Egged on by the eternally flatulent Cenk Uygur, rapper Ice Cube recently said he thinks Obama is doing a good job. This is the same Ice Cube who came to fame as a lyricist and rapper for the ultraviolent LA rap crew N.W.A (Niggaz Wit Attitudes) and afterwards had a solo musical career where he criticized his former bandmates for allowing “a white Jew tellin’ you what to,” rapped about performing “a home invasion point-blank on a Caucasian,” and released a charming ditty called “Cave Bitch” about how he would prefer not to have sexual intercourse with “stanky” white women.
Ice Cube’s former partner in Niggaz Wit Attitudes, multi-million-selling producer Dr. Dre, who once rapped about “keepin’ the smile off the white face” and produced a record about how it was “time to rob and mob and break the white man off something lovely,” now does commercials for Hewlett-Packard and Chrysler.

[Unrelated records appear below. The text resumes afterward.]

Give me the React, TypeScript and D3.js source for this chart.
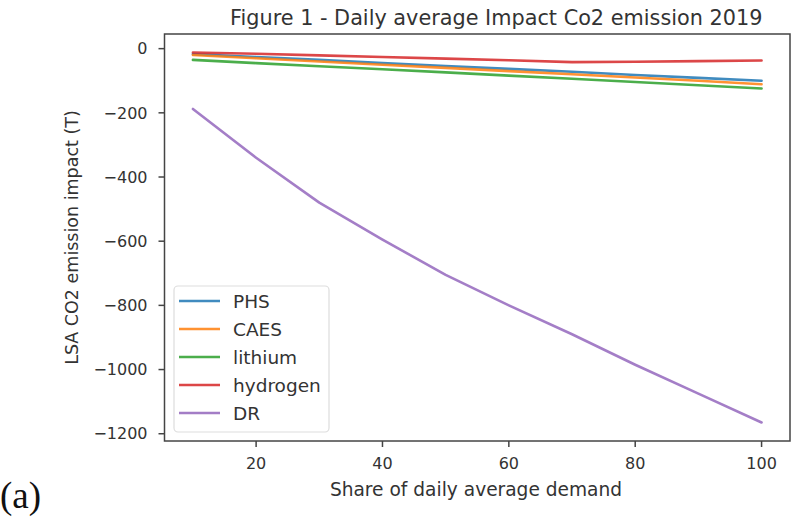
import React from "react";
import * as d3 from "d3";

const shares = [10, 20, 30, 40, 50, 60, 70, 80, 90, 100];
const PHS = [-17, -26, -35, -45, -54, -63, -72, -82, -91, -100];
const CAES = [-20, -30, -40, -50, -60, -70, -80, -90, -100, -111];
const lithium = [-35, -45, -55, -64, -74, -84, -94, -104, -114, -124];
const hydrogen = [-12, -16, -21, -26, -31, -36, -42, -41, -39, -37];
const DR = [-188, -340, -480, -595, -705, -800, -890, -985, -1075, -1165];

const seriesNames = ["PHS", "CAES", "lithium", "hydrogen", "DR"];
const seriesValues = [PHS, CAES, lithium, hydrogen, DR];
const seriesColors = ["#1f77b4", "#ff7f0e", "#2ca02c", "#d62728", "#9467bd"];
const xTicks = [20, 40, 60, 80, 100];
const yTicks = [0, -200, -400, -600, -800, -1000, -1200];

const title = "Figure 1 - Daily average Impact Co2 emission 2019";
const xLabel = "Share of daily average demand";
const yLabel = "LSA CO2 emission impact (T)";

export default function App() {
  const W = 795, H = 519;
  const left = 164.5, right = 790, top = 34, bottom = 441;
  const xMin = d3.min(shares)!, xMax = d3.max(shares)!;
  const xPad = (xMax - xMin) * 0.05;
  const all = seriesValues.flat();
  const yMin = d3.min(all)!, yMax = d3.max(all)!;
  const yPad = (yMax - yMin) * 0.05;
  const x = d3.scaleLinear().domain([xMin - xPad, xMax + xPad]).range([left, right]);
  const y = d3.scaleLinear().domain([yMin - yPad, yMax + yPad]).range([bottom, top]);
  const line = d3.line<[number, number]>().x(d => x(d[0])).y(d => y(d[1]));
  const font = "DejaVu Sans, sans-serif";
  const textColor = "#333";
  const fmt = (v: number) => (v < 0 ? "\u2212" + Math.abs(v) : String(v));

  const legX = 174, legY = 286, legW = 155, legH = 146, rowH = 28;

  return (
    <svg width={W} height={H} style={{ position: "absolute", left: 0, top: 0, background: "#fff" }}>
      <rect x={0} y={0} width={W} height={H} fill="#fff" />
      <text x={(left + right) / 2 + 19} y={25} textAnchor="middle" fontFamily={font} fontSize={20.8} fill={textColor}>{title}</text>
      {seriesValues.map((vals, i) => (
        <path key={seriesNames[i]} d={line(shares.map((s, j) => [s, vals[j]]))!} fill="none"
          stroke={seriesColors[i]} strokeWidth={2.6} strokeLinejoin="round" strokeLinecap="round" opacity={0.85} />
      ))}
      {/* spines */}
      <rect x={left} y={top} width={right - left} height={bottom - top} fill="none" stroke="#444" strokeWidth={1.5} />
      {xTicks.map(t => (
        <g key={"x" + t}>
          <line x1={x(t)} x2={x(t)} y1={bottom} y2={bottom + 6} stroke="#444" strokeWidth={1.5} />
          <text x={x(t)} y={bottom + 28} textAnchor="middle" fontFamily={font} fontSize={16} fill={textColor}>{fmt(t)}</text>
        </g>
      ))}
      {yTicks.map(t => (
        <g key={"y" + t}>
          <line x1={left - 6} x2={left} y1={y(t)} y2={y(t)} stroke="#444" strokeWidth={1.5} />
          <text x={left - 17} y={y(t)} dy="0.36em" textAnchor="end" fontFamily={font} fontSize={16} fill={textColor}>{fmt(t)}</text>
        </g>
      ))}
      <text x={476} y={496} textAnchor="middle" fontFamily={font} fontSize={18.6} fill={textColor}>{xLabel}</text>
      <text transform={`translate(78,${(top + bottom) / 2}) rotate(-90)`} textAnchor="middle" fontFamily={font} fontSize={17.5} fill={textColor}>{yLabel}</text>
      {/* legend */}
      <rect x={legX} y={legY} width={legW} height={legH} rx={4} fill="#fff" fillOpacity={0.8} stroke="#ddd" strokeWidth={1.2} />
      {seriesNames.map((n, i) => (
        <g key={"leg" + n}>
          <line x1={legX + 5} x2={legX + 46} y1={legY + 15 + i * rowH} y2={legY + 15 + i * rowH}
            stroke={seriesColors[i]} strokeWidth={2.6} opacity={0.85} />
          <text x={legX + 59} y={legY + 15 + i * rowH} dy="0.36em" fontFamily={font} fontSize={18.5} fill={textColor}>{n}</text>
        </g>
      ))}
      <text x={0} y={508} fontFamily="Liberation Serif, serif" fontSize={37} fill="#111">(a)</text>
    </svg>
  );
}
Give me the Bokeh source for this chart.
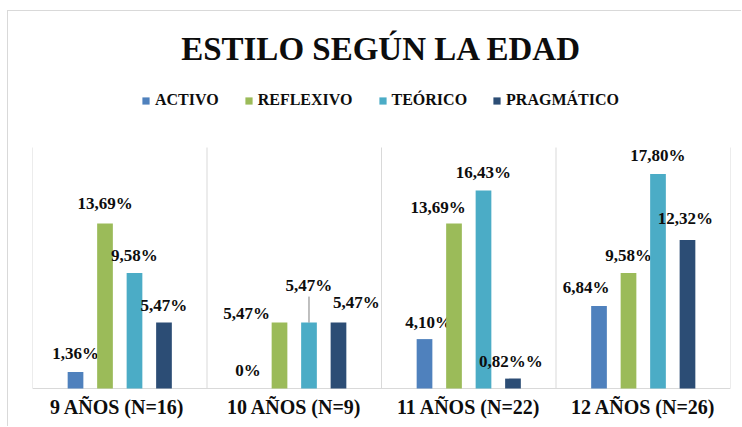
from bokeh.plotting import figure
from bokeh.models import (FactorRange, Range1d, ColumnDataSource, Legend, LegendItem,
                          Title)
from bokeh.transform import dodge
from bokeh.core.properties import value
from bokeh.embed import file_html
from bokeh.resources import INLINE

# ---- data ----
categories = ["9  AÑOS (N=16)", "10 AÑOS (N=9)", "11 AÑOS (N=22)", "12 AÑOS (N=26)"]
series_names = ["ACTIVO", "REFLEXIVO", "TEÓRICO", "PRAGMÁTICO"]
activo = [1.36, 0.0, 4.10, 6.84]
reflexivo = [13.69, 5.47, 13.69, 9.58]
teorico = [9.58, 5.47, 16.43, 17.80]
pragmatico = [5.47, 5.47, 0.82, 12.32]
activo_labels = ["1,36%", "0%", "4,10%", "6,84%"]
reflexivo_labels = ["13,69%", "5,47%", "13,69%", "9,58%"]
teorico_labels = ["9,58%", "5,47%", "16,43%", "17,80%"]
pragmatico_labels = ["5,47%", "5,47%", "0,82%%", "12,32%"]
axis_max = 20

# ---- styles ----
colors = ["#4F81BD", "#9BBB59", "#4BACC6", "#2C4D75"]
offsets = [-0.2535, -0.0845, 0.0845, 0.2535]
bar_w = 0.09
FONT = "Liberation Serif"
TXT = "#0d0d0d"
GRID = "#d9d9d9"
# label nudges in screen px (dx right, dy down)
label_dx = [[0, -2, 4, -13], [0, -33, -16, 0], [0, 0, 0, 0], [0, 18, -2, -2]]
label_dy = [[-18.6, -18, -17, -19], [-20, -9.3, -16.3, -17.6],
            [-17.6, -37, -18.3, -18.5], [-17, -20, -17, -21.5]]

# layout (page px); the chart box starts at (8, 11)
fig_left, fig_top = 8, 11
fig_w, fig_h = 734, 416
frame_left, frame_right = 32, 730
frame_top, plot_top, baseline = 66, 147, 388
fig_bottom = fig_top + fig_h
ppu = (baseline - plot_top) / axis_max
y_start = -(fig_bottom - baseline) / ppu
y_end = axis_max + (plot_top - frame_top) / ppu

values = [activo, reflexivo, teorico, pragmatico]
labels = [activo_labels, reflexivo_labels, teorico_labels, pragmatico_labels]

p = figure(x_range=FactorRange(*categories, range_padding=0),
           y_range=Range1d(y_start, y_end),
           width=fig_w, height=fig_h,
           min_border_left=frame_left - fig_left,
           min_border_right=fig_left + fig_w - frame_right,
           min_border_top=frame_top - fig_top, min_border_bottom=0,
           output_backend="svg", toolbar_location=None)

p.add_layout(Title(text="ESTILO SEGÚN LA EDAD", align="center", text_font_size="33px",
                   text_font=FONT, text_font_style="bold", text_color=TXT, standoff=0),
             "above")

p.xaxis.visible = False
p.yaxis.visible = False
p.xgrid.grid_line_color = None
p.ygrid.grid_line_color = None
p.outline_line_color = None

# category separators and baseline
bounds = list(range(len(categories) + 1))
p.segment(x0=bounds, y0=[0] * len(bounds), x1=bounds, y1=[axis_max] * len(bounds),
          line_color=GRID, line_width=1)
p.segment(x0=[0], y0=[0], x1=[len(categories)], y1=[0], line_color=GRID, line_width=1)

# category labels
cat_src = ColumnDataSource(dict(cat=categories, y=[0] * len(categories)))
p.text(x="cat", y="y", text="cat", source=cat_src, y_offset=18, text_align="center",
       text_baseline="middle", text_font=value(FONT), text_font_style="bold",
       text_font_size="20px", text_color=TXT)

items = []
for k, name in enumerate(series_names):
    src = ColumnDataSource(dict(cat=categories, val=values[k], lab=labels[k],
                                dx=label_dx[k], dy=label_dy[k]))
    r = p.vbar(x=dodge("cat", offsets[k], range=p.x_range), top="val", width=bar_w,
               source=src, fill_color=colors[k], line_color=None)
    p.text(x=dodge("cat", offsets[k], range=p.x_range), y="val", text="lab",
           x_offset="dx", y_offset="dy", source=src, text_align="center",
           text_baseline="middle", text_font=value(FONT), text_font_style="bold",
           text_font_size="17px", text_color=TXT)
    items.append(LegendItem(label=name, renderers=[r]))

# leader line for the displaced label (10 AÑOS, TEÓRICO)
lead_src = ColumnDataSource(dict(cat=[categories[1]], y0=[teorico[1]],
                                 y1=[teorico[1] + 26 / ppu]))
p.segment(x0=dodge("cat", offsets[2], range=p.x_range), y0="y0",
          x1=dodge("cat", offsets[2], range=p.x_range), y1="y1",
          source=lead_src, line_color="#808080", line_width=1)

legend = Legend(items=items, orientation="horizontal",
                location=(141 - frame_left, fig_bottom - 110),
                glyph_width=9, glyph_height=9, label_standoff=5, spacing=25,
                padding=0, margin=0, label_height=20,
                label_text_font=FONT, label_text_font_style="bold",
                label_text_font_size="16px", label_text_color=TXT,
                border_line_color=None, background_fill_alpha=0)
p.add_layout(legend, "center")

p.styles = {"margin-left": f"{fig_left - 1}px", "margin-top": f"{fig_top - 1}px",
            "border-top": "1px solid #d9d9d9", "border-left": "1px solid #d9d9d9"}

open("out.html", "w").write(file_html(p, INLINE))
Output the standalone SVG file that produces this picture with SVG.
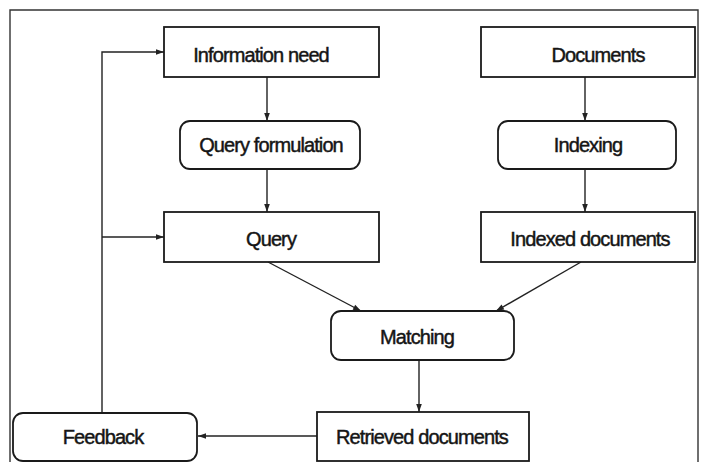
<svg xmlns="http://www.w3.org/2000/svg" width="709" height="462" viewBox="0 0 709 462">
  <style>
    .box { fill: #ffffff; stroke: #1a1a1a; stroke-width: 1.8; }
    .lbl { font-family: "Liberation Sans", Arial, sans-serif; font-size: 20px; letter-spacing: -0.9px; fill: #151515; stroke: #151515; stroke-width: 0.45; text-anchor: middle; dominant-baseline: central; }
    .wire { fill: none; stroke: #222; stroke-width: 1.4; }
  </style>
  <defs>
    <marker id="arrow" viewBox="0 0 10 10" refX="10" refY="5" markerWidth="10" markerHeight="8" markerUnits="userSpaceOnUse" orient="auto">
      <path d="M0,1.5 L10,5 L0,8.5 Z" fill="#222"/>
    </marker>
  </defs>

  <rect x="0" y="0" width="709" height="462" fill="#ffffff"/>
  <!-- outer frame -->
  <path d="M10,462 V10 H698 V462" fill="none" stroke="#333" stroke-width="1.4"/>

  <g id="connectors">
    <line class="wire" x1="267" y1="77" x2="267" y2="121" marker-end="url(#arrow)"/>
    <line class="wire" x1="585" y1="77" x2="585" y2="121" marker-end="url(#arrow)"/>
    <line class="wire" x1="267" y1="169" x2="267" y2="212" marker-end="url(#arrow)"/>
    <line class="wire" x1="585" y1="169" x2="585" y2="212" marker-end="url(#arrow)"/>
    <line class="wire" x1="268" y1="262" x2="361" y2="311" marker-end="url(#arrow)"/>
    <line class="wire" x1="581" y1="262" x2="496" y2="311" marker-end="url(#arrow)"/>
    <line class="wire" x1="419" y1="360" x2="419" y2="412" marker-end="url(#arrow)"/>
    <line class="wire" x1="317" y1="436" x2="198" y2="436" marker-end="url(#arrow)"/>
    <path class="wire" d="M102,413 V52 H164" marker-end="url(#arrow)"/>
    <line class="wire" x1="102" y1="237" x2="164" y2="237" marker-end="url(#arrow)"/>
  </g>

  <g id="information-need">
    <rect class="box" x="164" y="27" width="215" height="50"/>
    <text class="lbl" x="261" y="55">Information need</text>
  </g>
  <g id="documents">
    <rect class="box" x="481" y="27" width="214" height="50"/>
    <text class="lbl" x="598" y="55">Documents</text>
  </g>
  <g id="query-formulation">
    <rect class="box" x="180" y="121" width="180" height="48" rx="10"/>
    <text class="lbl" x="271" y="145">Query formulation</text>
  </g>
  <g id="indexing">
    <rect class="box" x="498" y="121" width="178" height="48" rx="10"/>
    <text class="lbl" x="588" y="145">Indexing</text>
  </g>
  <g id="query">
    <rect class="box" x="164" y="212" width="215" height="50"/>
    <text class="lbl" x="271" y="239">Query</text>
  </g>
  <g id="indexed-documents">
    <rect class="box" x="481" y="212" width="214" height="50"/>
    <text class="lbl" x="590" y="239">Indexed documents</text>
  </g>
  <g id="matching">
    <rect class="box" x="331" y="311" width="183" height="49" rx="10"/>
    <text class="lbl" x="417" y="337">Matching</text>
  </g>
  <g id="retrieved-documents">
    <rect class="box" x="317" y="412" width="212" height="49"/>
    <text class="lbl" x="422" y="437">Retrieved documents</text>
  </g>
  <g id="feedback">
    <rect class="box" x="13" y="413" width="184" height="48" rx="10"/>
    <text class="lbl" x="103" y="437">Feedback</text>
  </g>
</svg>
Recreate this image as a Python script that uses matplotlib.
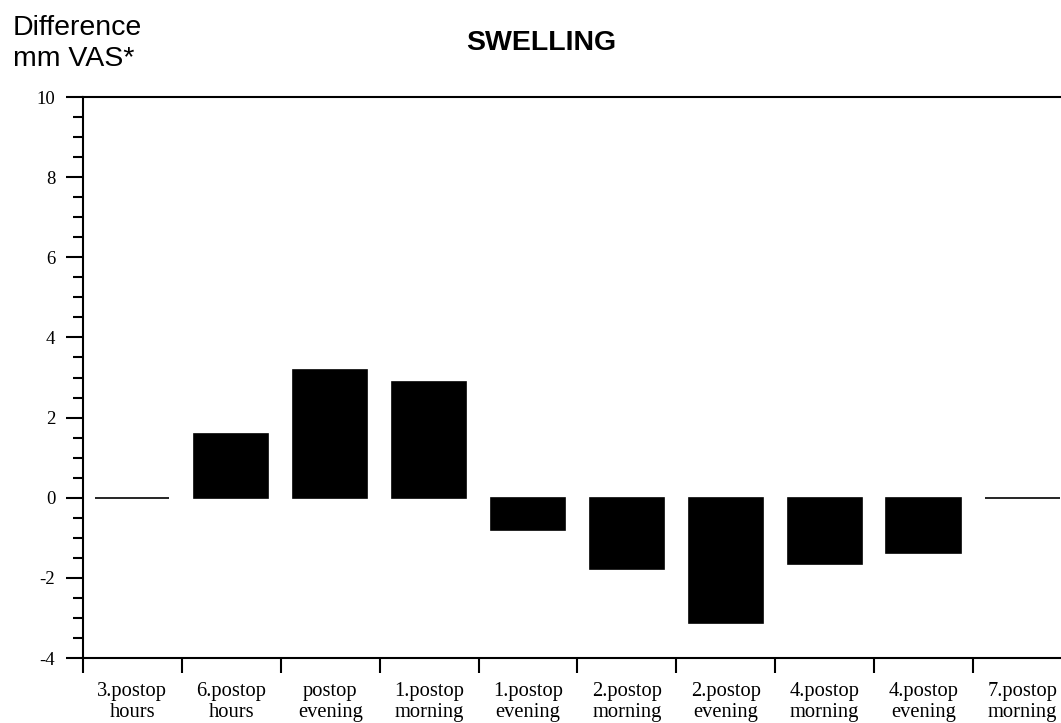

How might one account for this odd and possibly unprecedented fusion of open lawlessness, pro-government sentiment, and mainstream acceptance? How to explain a cultural climate that turns convicted rapists into saints?
Some might argue that America has always had a fascination with outlaws. Still, I don’t remember Billy the Kid being invited to any of James Garfield’s presidential barbecues. Nor do I recall Bonnie and Clyde working with Herbert Hoover to “empower the youth.” I never saw John Dillinger hosting $40,000-a-plate fundraising dinners for FDR.
Come to think of it, I never saw Charles Manson on Live With Regis and Kathie Lee. Has ABC ever produced An Aryan Brotherhood Halloween? When was the last time you saw a skinhead cracking up the cackling hens on The View? Did I miss the VH1 series where heavy-metal musicians who threatened to beat up Obama are made to live together in a beach house?
Double standards are by their very nature designed to keep people divided. It is clear that the government-media complex’s open-armed bear hug of racism and criminality apply to only a certain kind of racist criminality. And if Obama wins the election next month, I think this is cause for concern, whether or not this makes me an uptight cracker devil who needs a bullet in the dome.